Ieri sera, 1° giugno 2024, a Roma, dopo lunga malattia, si è spento l’attore francese Philippe Leroy; aveva 93 anni ed era malato da tempo.
Fra le sue tantissime interpretazioni cinematografiche, lo ricordo in particolare nel ruolo del “professore”, mente pensante di una banda di abilissimi rapinatori, nel film “Sette uomini d’oro” di Marco Vicario (1965), a fianco dell’affascinante Rossana Podestà e di Gastone Moschin.
In particolare però, per la mia generazione, Leroy restò indimenticabile per la sua partecipazione a due sceneggiati televisivi di grande successo, interpretando i ruoli di Leonardo da Vinci per la regia di Renato Castellani (1971) e quello di Yanez nel “Sandokan” di Sergio Sollima (1976).

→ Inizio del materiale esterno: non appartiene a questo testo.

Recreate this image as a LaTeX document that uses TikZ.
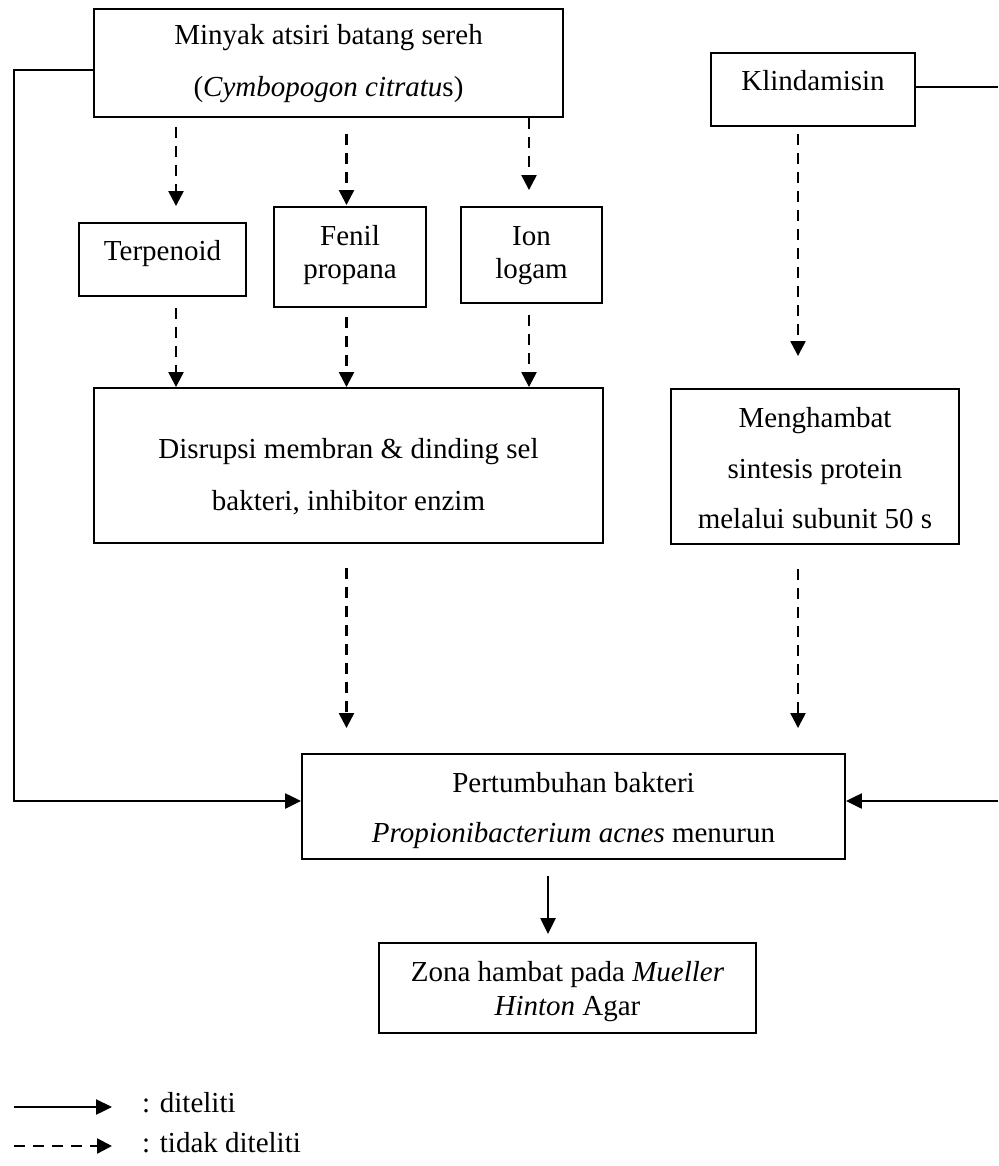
\documentclass[tikz,border=0pt]{standalone}
\usepackage{fontspec}
\setmainfont{Liberation Serif}
\usetikzlibrary{arrows.meta,calc}
\tikzset{
  box/.style={draw=black, line width=1.9pt, inner sep=0pt, fill=white},
  txt/.style={anchor=base, inner sep=0pt},
  conn/.style={line width=2.4pt, draw=black},
  solidarrow/.style={conn, -{Triangle[length=16pt,width=15pt]}},
  dasharrow/.style={conn, dash pattern=on 11pt off 8pt, -{Triangle[length=15pt,width=15pt]}},
}
\begin{document}
\begin{tikzpicture}[x=1pt, y=-1pt, font=\fontsize{29}{34}\selectfont]
\useasboundingbox (0,0) rectangle (998,1166);
\fill[white] (0,0) rectangle (998,1166);

% boxes
\node[box, minimum width=469pt, minimum height=108pt] (minyak) at (328.5,63) {};
\node[box, minimum width=167pt, minimum height=73pt] (terp) at (162.5,259.5) {};
\node[box, minimum width=152pt, minimum height=100pt] (fenil) at (350,257) {};
\node[box, minimum width=141pt, minimum height=96pt] (ion) at (531.5,255) {};
\node[box, minimum width=204pt, minimum height=73pt] (klin) at (813,89.5) {};
\node[box, minimum width=509pt, minimum height=155pt] (disr) at (348.5,465.5) {};
\node[box, minimum width=288pt, minimum height=155pt] (meng) at (815,466.5) {};
\node[box, minimum width=543pt, minimum height=105pt] (pert) at (573.5,806.5) {};
\node[box, minimum width=377pt, minimum height=90pt] (zona) at (567.5,988) {};

% texts
\node[txt] (minyak1) at (328.5,45) {Minyak atsiri batang sereh};
\node[txt] (minyak2) at (328.5,97) {(\textit{Cymbopogon citratu}s)};
\node[txt] (terp1) at (162.5,260) {Terpenoid};
\node[txt] (fenil1) at (350,245) {Fenil};
\node[txt] (fenil2) at (350,278) {propana};
\node[txt] (ion1) at (531.5,245) {Ion};
\node[txt] (ion2) at (531.5,278) {logam};
\node[txt] (klin1) at (813,91) {Klindamisin};
\node[txt] (disr1) at (348.5,458) {Disrupsi membran \& dinding sel};
\node[txt] (disr2) at (348.5,510) {bakteri, inhibitor enzim};
\node[txt] (meng1) at (815,427) {Menghambat};
\node[txt] (meng2) at (815,478) {sintesis protein};
\node[txt] (meng3) at (815,528) {melalui subunit 50 s};
\node[txt] (pert1) at (573.5,792) {Pertumbuhan bakteri};
\node[txt] (pert2) at (573.5,842) {\textit{Propionibacterium acnes} menurun};
\node[txt] (zona1) at (567.5,981) {Zona hambat pada \textit{Mueller}};
\node[txt] (zona2) at (567.5,1015) {\textit{Hinton} Agar};

% column / edge coordinates
\coordinate (c1) at (176,0);
\coordinate (c2) at (346.5,0);
\coordinate (c3) at (529,0);
\coordinate (c4) at (798,0);
\coordinate (c5) at (548,0);
\coordinate (L) at (14,0);
\coordinate (R) at (998,0);

% dashed connectors
\draw[dasharrow] ($(minyak.south -| c1)+(0,9)$) -- ($(terp.north -| c1)+(0,-16)$);
\draw[dasharrow] ($(minyak.south -| c2)+(0,16)$) -- ($(fenil.north -| c2)+(0,-1)$);
\draw[dasharrow] (minyak.south -| c3) -- ($(ion.north -| c3)+(0,-16)$);
\draw[dasharrow] ($(terp.south -| c1)+(0,11)$) -- (disr.north -| c1);
\draw[dasharrow] ($(fenil.south -| c2)+(0,9)$) -- (disr.north -| c2);
\draw[dasharrow] ($(ion.south -| c3)+(0,11)$) -- (disr.north -| c3);
\draw[dasharrow] ($(klin.south -| c4)+(0,7)$) -- ($(meng.north -| c4)+(0,-32)$);
\draw[dasharrow] ($(disr.south -| c2)+(0,24)$) -- ($(pert.north -| c2)+(0,-25)$);
\draw[dasharrow] ($(meng.south -| c4)+(0,24)$) -- ($(pert.north -| c4)+(0,-25)$);

% solid connectors
\draw[solidarrow] ($(pert.south -| c5)+(0,16)$) -- ($(zona.north -| c5)+(0,-8)$);
\draw[solidarrow] ($(minyak.west)+(0,7)$) -| ($(pert.west -| L)+(0,-5.5)$) -- ($(pert.west)+(0,-5.5)$);
\draw[conn] ($(klin.east)+(0,-2.5)$) -- ($(klin.east -| R)+(0,-2.5)$);
\draw[solidarrow] ($(pert.east -| R)+(0,-5.5)$) -- ($(pert.east)+(0,-5.5)$);

% legend
\coordinate (lgA) at (14,1107);
\coordinate (lgB) at (112,1107);
\coordinate (lgC) at (14,1146);
\coordinate (lgD) at (112,1146);
\draw[solidarrow] (lgA) -- (lgB);
\draw[dasharrow] (lgC) -- (lgD);
\node[txt, anchor=base west] (leg1) at (142,1112) {: diteliti};
\node[txt, anchor=base west] (leg2) at (142,1152) {: tidak diteliti};
\end{tikzpicture}
\end{document}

Lo sceneggiato di Castellani “La vita di Leonardo da Vinci” ripercorreva per intero, con una ricostruzione storica accuratissima, tutta l’esistenza di Leonardo, dalla nascita alla morte in Francia; un elemento che colpiva noi ragazzi era la presenza, in quasi tutte le scene, di un narratore in abiti moderni (interpretato da Giulio Bosetti) che, oltre a raccontare la storia, partecipava fisicamente alle scene e talora interagiva con le comparse. Ricordo che Raimondo Vianello fece una gustosissima parodia di questa trovata registica, giustificando con la presenza persecutoria di questo onnipresente e invadente narratore l’impossibilità, da parte di Leonardo, di completare molte delle sue opere e dei suoi progetti.
Leroy entrò perfettamente nella parte, riuscendo a rendere ottimamente gli stati d’animo del grande genio in tutte le fasi della sua vita, dalla gioventù all’estrema vecchiaia.

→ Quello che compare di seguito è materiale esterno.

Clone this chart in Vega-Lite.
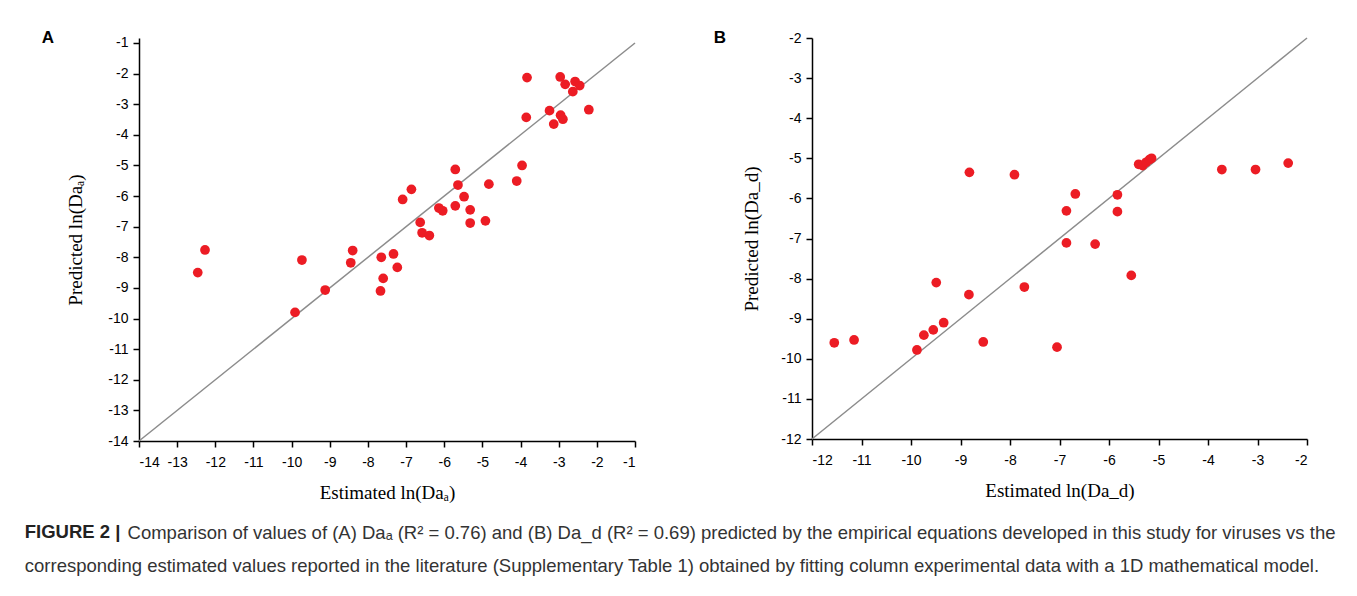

Nel fortunatissimo “Sandokan” di Sergio Sollima, Leroy riuscì a incarnare perfettamente l’amico e “fratello” di Sandokan, Yanez de Gomera, l’avventuriero portoghese con “l’eterna sigaretta in bocca” che aveva popolato i nostri sogni di ragazzini quando leggevamo gli appassionanti romanzi d’avventura di Emilio Salgari. Accanto all’attore indiano Kabir Bedi (il cui fascino magnetico all’epoca conquistò migliaia di cuori), Leroy costruì uno Yanez ironico e sornione, con dei lunghi baffoni spioventi e un ampio sombrero sulla testa.
Come ebbe a dichiarare l’attore francese, quel ruolo lo aveva esaltato particolarmente: “Yanez sono io. È un personaggio che mi perseguita. Interpretandolo, mi sembrò di rivivere la mia vita. I sei mesi passati tra la Malesia e gli studi di Bollywood, comunque, sono stati i più straordinari di tutta la mia carriera. Nell’affidarmi il ruolo, Sollima mi fece un regalo”. Leroy infatti, originario di una famiglia aristocratica composta da militari e uomini di legge, prima di iniziare la carriera di attore, era stato soldato e paracadutista in Asia, aveva partecipato alla guerra d’Algeria ed era stato insignito di due Legion d’onore e di una croce al valor militare per il suo comportamento nelle campagne d’Indocina e di Algeria. Aveva poi fatto cento mestieri negli USA e nel suo Paese, prima di iniziare la sua brillante carriera d’attore, interpretando quasi duecento film.
La scomparsa del bravo attore francese (che fu anche marito della giornalista Silvia Tortora, figlia del compianto conduttore Enzo) rattrista particolarmente le persone della mia età, proprio perché le sue interpretazioni si legano per noi a ricordi lontani, a sensazioni antiche ma pronte a rivivere quando la nostalgia ci induce a rivedere in dvd i vecchi sceneggiati di un tempo.
E quando rivedremo il suo Leonardo perseguitato dal “visitatore” proveniente dal futuro o quando sorrideremo di fronte alle scanzonate battute di Yanez nella terrazza di Mompracem ci sembrerà di tornare ragazzi e saremo grati, ancora una volta, al compianto Philippe Leroy.